Common Mistakes in Invention Disclosures (and Fixes)

Not legal advice. Use this as an internal QA guide.

1) Vague Problem Statements

  • Anti‑pattern: “Improve performance.”
  • Fix: quantify baseline and target (e.g., p99 latency 120ms → 45–60ms under workload X).

2) Hand‑wavy Technical Details

  • Anti‑pattern: “We use AI to optimize routing.”
  • Fix: specify model/algorithm, inputs/outputs, training/inference parameters, acceptance criteria.

3) Missing Variants

  • Anti‑pattern: only one path described.
  • Fix: list at least two plausible alternatives and discuss trade‑offs.

4) No Prior Art Context

  • Anti‑pattern: assumes novelty without comparison.
  • Fix: list closest approaches and explain concrete advantages.
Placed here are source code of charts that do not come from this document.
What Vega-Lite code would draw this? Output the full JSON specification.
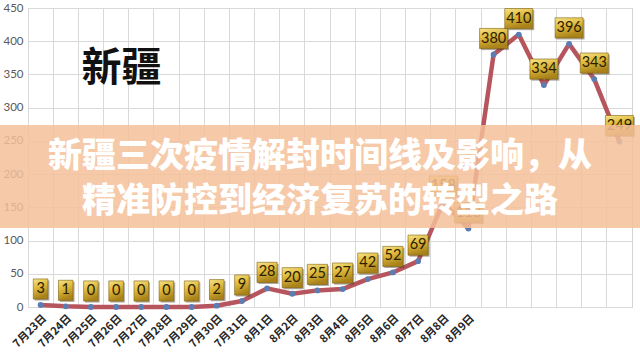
{
  "$schema": "https://vega.github.io/schema/vega-lite/v6.json",
  "width": 604,
  "height": 299,
  "autosize": {"type": "none"},
  "padding": {"left": 28, "top": 8, "right": 8, "bottom": 47},
  "background": "white",
  "config": {
    "view": {"stroke": "#d4d4d4", "strokeWidth": 1},
    "axisY": {
      "orient": "left", "title": null, "domain": false, "ticks": false, "grid": true,
      "gridColor": "#d9d9d9", "labelOverlap": false,
      "labelFont": "Lato", "labelFontSize": 11.5, "labelColor": "#595959", "labelPadding": 5
    }
  },
  "layer": [
    {
      "data": {"values": [
        {"d": "7月23日", "v": 3}, {"d": "7月24日", "v": 1}, {"d": "7月25日", "v": 0},
        {"d": "7月26日", "v": 0}, {"d": "7月27日", "v": 0}, {"d": "7月28日", "v": 0},
        {"d": "7月29日", "v": 0}, {"d": "7月30日", "v": 2}, {"d": "7月31日", "v": 9},
        {"d": "8月1日", "v": 28}, {"d": "8月2日", "v": 20}, {"d": "8月3日", "v": 25},
        {"d": "8月4日", "v": 27}, {"d": "8月5日", "v": 42}, {"d": "8月6日", "v": 52},
        {"d": "8月7日", "v": 69}, {"d": "8月8日", "v": 158}, {"d": "8月9日", "v": 118},
        {"d": "8月10日", "v": 380}, {"d": "8月11日", "v": 410}, {"d": "8月12日", "v": 334},
        {"d": "8月13日", "v": 396}, {"d": "8月14日", "v": 343}, {"d": "8月15日", "v": 249}
      ]},
      "encoding": {
        "x": {
          "field": "d", "type": "nominal", "sort": null,
          "scale": {"type": "band", "paddingInner": 0, "paddingOuter": 0},
          "axis": {
            "orient": "bottom",
            "title": null, "domain": false, "ticks": false, "grid": true, "bandPosition": 0,
            "gridColor": "#d9d9d9", "gridWidth": 1,
            "labelAngle": -45, "labelFont": "Noto Sans CJK SC", "labelFontSize": 11,
            "labelFontWeight": "bold", "labelColor": "#262626", "labelPadding": 5,
            "labelOverlap": false,
            "labelExpr": "indexof(datum.value, '8月') == 0 && length(datum.value) == 5 ? '' : datum.label"
          }
        },
        "y": {
          "field": "v", "type": "quantitative",
          "scale": {"domain": [0, 450], "nice": false, "zero": true},
          "axis": {"values": [0, 50, 100, 150, 200, 250, 300, 350, 400, 450]}
        }
      },
      "layer": [
        {"mark": {"type": "line", "color": "#b7555e", "strokeWidth": 4.5, "strokeJoin": "round"}},
        {"mark": {"type": "point", "filled": true, "color": "#5a7eb4", "size": 34, "opacity": 1}},
        {
          "mark": {"type": "point", "filled": true, "fill": "#3a3020", "opacity": 0.4, "size": 784, "xOffset": 1.5, "yOffset": -14.5, "strokeWidth": 0},
          "encoding": {
            "shape": {"condition": [
              {"test": "datum.v >= 100", "value": "M-1,-0.72H1V0.72H-1Z"},
              {"test": "datum.v >= 10", "value": "M-0.72,-0.72H0.72V0.72H-0.72Z"}
            ], "value": "M-0.52,-0.72H0.52V0.72H-0.52Z"}
          }
        },
        {
          "mark": {
            "type": "point", "filled": true, "opacity": 1, "size": 784, "yOffset": -16,
            "fill": {"gradient": "linear", "x1": 0, "y1": 0, "x2": 0.3, "y2": 1,
              "stops": [{"offset": 0, "color": "#f6e38a"}, {"offset": 0.45, "color": "#e0bb3e"}, {"offset": 1, "color": "#a9821a"}]},
            "stroke": "#7d5f0c", "strokeWidth": 0.6
          },
          "encoding": {
            "shape": {"condition": [
              {"test": "datum.v >= 100", "value": "M-1,-0.72H1V0.72H-1Z"},
              {"test": "datum.v >= 10", "value": "M-0.72,-0.72H0.72V0.72H-0.72Z"}
            ], "value": "M-0.52,-0.72H0.52V0.72H-0.52Z"}
          }
        },
        {
          "mark": {"type": "text", "font": "Lato", "fontSize": 14.5, "color": "#2a2000", "dy": -16, "baseline": "middle", "align": "center"},
          "encoding": {"text": {"field": "v", "type": "quantitative"}}
        }
      ]
    },
    {
      "data": {"values": [{"t": "新疆"}]},
      "mark": {"type": "text", "font": "Noto Sans CJK SC", "fontWeight": "bold", "fontSize": 40, "color": "#111111", "align": "center", "baseline": "middle"},
      "encoding": {
        "x": {"datum": 15.5, "type": "quantitative", "scale": {"domain": [0, 100], "nice": false, "zero": false}, "axis": null},
        "y": {"datum": 358, "type": "quantitative", "axis": {"values": [0, 50, 100, 150, 200, 250, 300, 350, 400, 450]}},
        "text": {"field": "t"}
      }
    },
    {
      "data": {"values": [{}]},
      "mark": {"type": "rect", "fill": "#f4bf99", "opacity": 0.85},
      "encoding": {
        "x": {"datum": -4.64, "type": "quantitative", "scale": {"domain": [0, 100], "nice": false, "zero": false}, "axis": null},
        "x2": {"datum": 101.33},
        "y": {"datum": 119, "type": "quantitative", "axis": {"values": [0, 50, 100, 150, 200, 250, 300, 350, 400, 450]}},
        "y2": {"datum": 274}
      }
    },
    {
      "data": {"values": [{"t": "新疆三次疫情解封时间线及影响，从\n精准防控到经济复苏的转型之路"}]},
      "mark": {"type": "text", "font": "Noto Sans CJK SC", "fontWeight": 900, "fontSize": 34, "color": "#ffffff", "align": "center", "baseline": "middle", "lineBreak": "\n", "lineHeight": 45},
      "encoding": {
        "x": {"datum": 48.34, "type": "quantitative", "scale": {"domain": [0, 100], "nice": false, "zero": false}, "axis": null},
        "y": {"datum": 225.8, "type": "quantitative", "axis": {"values": [0, 50, 100, 150, 200, 250, 300, 350, 400, 450]}},
        "text": {"field": "t"}
      }
    }
  ],
  "resolve": {"scale": {"x": "independent"}}
}
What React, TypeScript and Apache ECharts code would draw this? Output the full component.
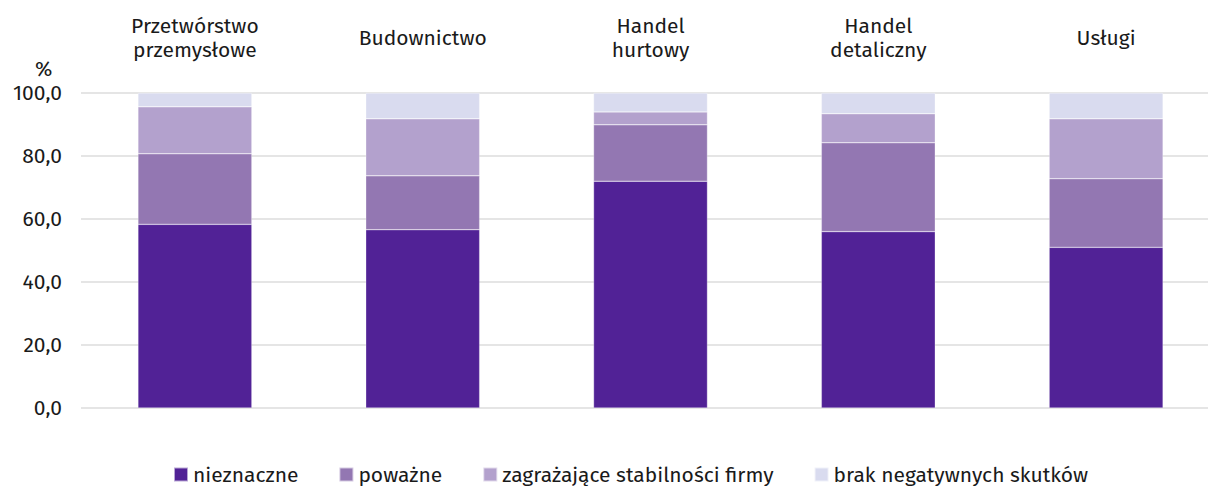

5) Unlabeled or Missing Figures

  • Anti‑pattern: figures without labels or references in text.
  • Fix: label as Fig. 1, Fig. 2; reference them in relevant sections and maintain consistent terminology.

6) No Acceptance Criteria

  • Anti‑pattern: success is subjective.
  • Fix: define quantitative pass/fail thresholds tied to real use cases.

Before / After Example

  • Before: “New cache makes system faster.”
  • After: “Introducing a write‑through L2 cache (4–16MB) reduces p95 write latency from 85ms to 40–55ms at 70–85% utilization; acceptance p95≤60ms, no data loss.”